Your task is to print all of the data word for word.

■ Stored data ■
+ + +

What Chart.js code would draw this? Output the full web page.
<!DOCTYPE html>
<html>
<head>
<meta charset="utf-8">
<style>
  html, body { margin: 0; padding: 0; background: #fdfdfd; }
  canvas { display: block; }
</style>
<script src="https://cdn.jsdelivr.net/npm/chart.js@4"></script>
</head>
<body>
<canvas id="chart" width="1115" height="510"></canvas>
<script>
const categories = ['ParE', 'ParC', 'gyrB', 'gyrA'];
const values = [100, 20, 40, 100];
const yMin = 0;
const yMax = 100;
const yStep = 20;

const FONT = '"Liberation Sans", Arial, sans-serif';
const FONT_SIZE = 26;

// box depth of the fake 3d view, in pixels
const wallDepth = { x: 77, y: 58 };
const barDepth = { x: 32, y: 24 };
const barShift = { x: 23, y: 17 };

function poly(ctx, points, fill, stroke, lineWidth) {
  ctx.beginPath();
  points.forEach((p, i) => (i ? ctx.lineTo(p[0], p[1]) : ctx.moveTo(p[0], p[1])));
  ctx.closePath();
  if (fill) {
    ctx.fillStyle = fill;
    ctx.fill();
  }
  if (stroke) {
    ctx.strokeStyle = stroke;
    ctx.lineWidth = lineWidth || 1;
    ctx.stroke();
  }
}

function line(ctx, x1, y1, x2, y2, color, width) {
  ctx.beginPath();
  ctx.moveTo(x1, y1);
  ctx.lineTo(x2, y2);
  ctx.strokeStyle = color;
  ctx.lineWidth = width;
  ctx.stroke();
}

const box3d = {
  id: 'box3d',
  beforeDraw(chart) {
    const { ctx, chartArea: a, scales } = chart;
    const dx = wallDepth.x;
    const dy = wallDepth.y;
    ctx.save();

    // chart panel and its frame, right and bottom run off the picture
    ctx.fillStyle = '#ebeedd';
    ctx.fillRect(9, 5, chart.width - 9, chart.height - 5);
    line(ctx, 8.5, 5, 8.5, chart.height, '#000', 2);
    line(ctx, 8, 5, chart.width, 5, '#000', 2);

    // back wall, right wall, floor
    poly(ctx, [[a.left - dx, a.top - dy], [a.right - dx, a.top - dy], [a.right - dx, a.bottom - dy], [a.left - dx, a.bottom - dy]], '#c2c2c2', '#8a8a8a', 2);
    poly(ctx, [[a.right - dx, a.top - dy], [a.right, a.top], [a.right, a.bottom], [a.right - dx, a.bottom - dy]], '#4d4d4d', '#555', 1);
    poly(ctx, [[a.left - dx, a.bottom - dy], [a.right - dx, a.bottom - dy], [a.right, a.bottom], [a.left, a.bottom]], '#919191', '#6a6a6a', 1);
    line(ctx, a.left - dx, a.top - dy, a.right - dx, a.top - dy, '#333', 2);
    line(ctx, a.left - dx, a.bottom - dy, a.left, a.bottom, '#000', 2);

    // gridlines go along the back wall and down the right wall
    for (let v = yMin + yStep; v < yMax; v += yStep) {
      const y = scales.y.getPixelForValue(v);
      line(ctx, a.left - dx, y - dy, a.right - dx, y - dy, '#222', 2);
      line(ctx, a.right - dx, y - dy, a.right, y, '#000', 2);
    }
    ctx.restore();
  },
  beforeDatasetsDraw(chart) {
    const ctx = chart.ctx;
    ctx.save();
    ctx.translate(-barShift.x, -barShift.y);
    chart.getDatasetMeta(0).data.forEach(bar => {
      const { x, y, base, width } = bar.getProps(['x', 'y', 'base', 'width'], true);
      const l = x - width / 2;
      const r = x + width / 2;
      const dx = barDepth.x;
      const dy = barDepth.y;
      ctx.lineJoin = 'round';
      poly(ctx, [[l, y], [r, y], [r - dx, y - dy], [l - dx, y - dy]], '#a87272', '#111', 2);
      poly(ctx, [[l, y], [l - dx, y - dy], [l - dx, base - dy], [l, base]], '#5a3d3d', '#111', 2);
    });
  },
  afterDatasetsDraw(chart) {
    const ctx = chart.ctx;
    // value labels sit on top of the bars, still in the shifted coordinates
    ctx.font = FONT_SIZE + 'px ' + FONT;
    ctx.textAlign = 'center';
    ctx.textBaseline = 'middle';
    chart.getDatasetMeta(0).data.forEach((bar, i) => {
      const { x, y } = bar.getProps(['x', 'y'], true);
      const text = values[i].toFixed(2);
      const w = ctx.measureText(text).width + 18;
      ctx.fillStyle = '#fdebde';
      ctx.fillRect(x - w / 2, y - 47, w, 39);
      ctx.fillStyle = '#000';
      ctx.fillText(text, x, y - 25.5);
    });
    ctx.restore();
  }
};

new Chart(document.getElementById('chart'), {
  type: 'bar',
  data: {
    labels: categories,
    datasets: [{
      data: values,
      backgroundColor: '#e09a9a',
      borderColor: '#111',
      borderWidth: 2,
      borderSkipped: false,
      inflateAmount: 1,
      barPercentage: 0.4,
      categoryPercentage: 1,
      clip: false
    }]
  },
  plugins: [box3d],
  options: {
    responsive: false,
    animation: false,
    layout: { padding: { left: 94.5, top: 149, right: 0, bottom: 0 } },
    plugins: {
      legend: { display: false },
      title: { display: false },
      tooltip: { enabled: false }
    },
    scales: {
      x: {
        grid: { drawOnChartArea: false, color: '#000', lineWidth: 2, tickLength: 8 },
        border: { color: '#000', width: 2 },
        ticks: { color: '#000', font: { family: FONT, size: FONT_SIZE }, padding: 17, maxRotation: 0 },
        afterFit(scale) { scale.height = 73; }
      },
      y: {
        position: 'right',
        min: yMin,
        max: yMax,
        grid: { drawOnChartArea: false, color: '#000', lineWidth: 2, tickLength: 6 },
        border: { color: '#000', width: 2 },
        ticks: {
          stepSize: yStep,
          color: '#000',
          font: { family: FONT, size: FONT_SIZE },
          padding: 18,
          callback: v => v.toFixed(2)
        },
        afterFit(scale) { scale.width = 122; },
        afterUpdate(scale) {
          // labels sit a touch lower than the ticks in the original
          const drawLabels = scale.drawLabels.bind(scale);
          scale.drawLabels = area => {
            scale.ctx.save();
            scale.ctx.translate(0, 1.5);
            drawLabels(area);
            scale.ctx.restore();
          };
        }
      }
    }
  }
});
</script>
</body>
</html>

+ + +

■ The output ■
What Chart.js code would draw this? Output the full web page.
<!DOCTYPE html>
<html>
<head>
<meta charset="utf-8">
<style>
  html, body { margin: 0; padding: 0; background: #fdfdfd; }
  canvas { display: block; }
</style>
<script src="https://cdn.jsdelivr.net/npm/chart.js@4"></script>
</head>
<body>
<canvas id="chart" width="1115" height="510"></canvas>
<script>
const categories = ['ParE', 'ParC', 'gyrB', 'gyrA'];
const values = [100, 20, 40, 100];
const yMin = 0;
const yMax = 100;
const yStep = 20;

const FONT = '"Liberation Sans", Arial, sans-serif';
const FONT_SIZE = 26;

// box depth of the fake 3d view, in pixels
const wallDepth = { x: 77, y: 58 };
const barDepth = { x: 32, y: 24 };
const barShift = { x: 23, y: 17 };

function poly(ctx, points, fill, stroke, lineWidth) {
  ctx.beginPath();
  points.forEach((p, i) => (i ? ctx.lineTo(p[0], p[1]) : ctx.moveTo(p[0], p[1])));
  ctx.closePath();
  if (fill) {
    ctx.fillStyle = fill;
    ctx.fill();
  }
  if (stroke) {
    ctx.strokeStyle = stroke;
    ctx.lineWidth = lineWidth || 1;
    ctx.stroke();
  }
}

function line(ctx, x1, y1, x2, y2, color, width) {
  ctx.beginPath();
  ctx.moveTo(x1, y1);
  ctx.lineTo(x2, y2);
  ctx.strokeStyle = color;
  ctx.lineWidth = width;
  ctx.stroke();
}

const box3d = {
  id: 'box3d',
  beforeDraw(chart) {
    const { ctx, chartArea: a, scales } = chart;
    const dx = wallDepth.x;
    const dy = wallDepth.y;
    ctx.save();

    // chart panel and its frame, right and bottom run off the picture
    ctx.fillStyle = '#ebeedd';
    ctx.fillRect(9, 5, chart.width - 9, chart.height - 5);
    line(ctx, 8.5, 5, 8.5, chart.height, '#000', 2);
    line(ctx, 8, 5, chart.width, 5, '#000', 2);

    // back wall, right wall, floor
    poly(ctx, [[a.left - dx, a.top - dy], [a.right - dx, a.top - dy], [a.right - dx, a.bottom - dy], [a.left - dx, a.bottom - dy]], '#c2c2c2', '#8a8a8a', 2);
    poly(ctx, [[a.right - dx, a.top - dy], [a.right, a.top], [a.right, a.bottom], [a.right - dx, a.bottom - dy]], '#4d4d4d', '#555', 1);
    poly(ctx, [[a.left - dx, a.bottom - dy], [a.right - dx, a.bottom - dy], [a.right, a.bottom], [a.left, a.bottom]], '#919191', '#6a6a6a', 1);
    line(ctx, a.left - dx, a.top - dy, a.right - dx, a.top - dy, '#333', 2);
    line(ctx, a.left - dx, a.bottom - dy, a.left, a.bottom, '#000', 2);

    // gridlines go along the back wall and down the right wall
    for (let v = yMin + yStep; v < yMax; v += yStep) {
      const y = scales.y.getPixelForValue(v);
      line(ctx, a.left - dx, y - dy, a.right - dx, y - dy, '#222', 2);
      line(ctx, a.right - dx, y - dy, a.right, y, '#000', 2);
    }
    ctx.restore();
  },
  beforeDatasetsDraw(chart) {
    const ctx = chart.ctx;
    ctx.save();
    ctx.translate(-barShift.x, -barShift.y);
    chart.getDatasetMeta(0).data.forEach(bar => {
      const { x, y, base, width } = bar.getProps(['x', 'y', 'base', 'width'], true);
      const l = x - width / 2;
      const r = x + width / 2;
      const dx = barDepth.x;
      const dy = barDepth.y;
      ctx.lineJoin = 'round';
      poly(ctx, [[l, y], [r, y], [r - dx, y - dy], [l - dx, y - dy]], '#a87272', '#111', 2);
      poly(ctx, [[l, y], [l - dx, y - dy], [l - dx, base - dy], [l, base]], '#5a3d3d', '#111', 2);
    });
  },
  afterDatasetsDraw(chart) {
    const ctx = chart.ctx;
    // value labels sit on top of the bars, still in the shifted coordinates
    ctx.font = FONT_SIZE + 'px ' + FONT;
    ctx.textAlign = 'center';
    ctx.textBaseline = 'middle';
    chart.getDatasetMeta(0).data.forEach((bar, i) => {
      const { x, y } = bar.getProps(['x', 'y'], true);
      const text = values[i].toFixed(2);
      const w = ctx.measureText(text).width + 18;
      ctx.fillStyle = '#fdebde';
      ctx.fillRect(x - w / 2, y - 47, w, 39);
      ctx.fillStyle = '#000';
      ctx.fillText(text, x, y - 25.5);
    });
    ctx.restore();
  }
};

new Chart(document.getElementById('chart'), {
  type: 'bar',
  data: {
    labels: categories,
    datasets: [{
      data: values,
      backgroundColor: '#e09a9a',
      borderColor: '#111',
      borderWidth: 2,
      borderSkipped: false,
      inflateAmount: 1,
      barPercentage: 0.4,
      categoryPercentage: 1,
      clip: false
    }]
  },
  plugins: [box3d],
  options: {
    responsive: false,
    animation: false,
    layout: { padding: { left: 94.5, top: 149, right: 0, bottom: 0 } },
    plugins: {
      legend: { display: false },
      title: { display: false },
      tooltip: { enabled: false }
    },
    scales: {
      x: {
        grid: { drawOnChartArea: false, color: '#000', lineWidth: 2, tickLength: 8 },
        border: { color: '#000', width: 2 },
        ticks: { color: '#000', font: { family: FONT, size: FONT_SIZE }, padding: 17, maxRotation: 0 },
        afterFit(scale) { scale.height = 73; }
      },
      y: {
        position: 'right',
        min: yMin,
        max: yMax,
        grid: { drawOnChartArea: false, color: '#000', lineWidth: 2, tickLength: 6 },
        border: { color: '#000', width: 2 },
        ticks: {
          stepSize: yStep,
          color: '#000',
          font: { family: FONT, size: FONT_SIZE },
          padding: 18,
          callback: v => v.toFixed(2)
        },
        afterFit(scale) { scale.width = 122; },
        afterUpdate(scale) {
          // labels sit a touch lower than the ticks in the original
          const drawLabels = scale.drawLabels.bind(scale);
          scale.drawLabels = area => {
            scale.ctx.save();
            scale.ctx.translate(0, 1.5);
            drawLabels(area);
            scale.ctx.restore();
          };
        }
      }
    }
  }
});
</script>
</body>
</html>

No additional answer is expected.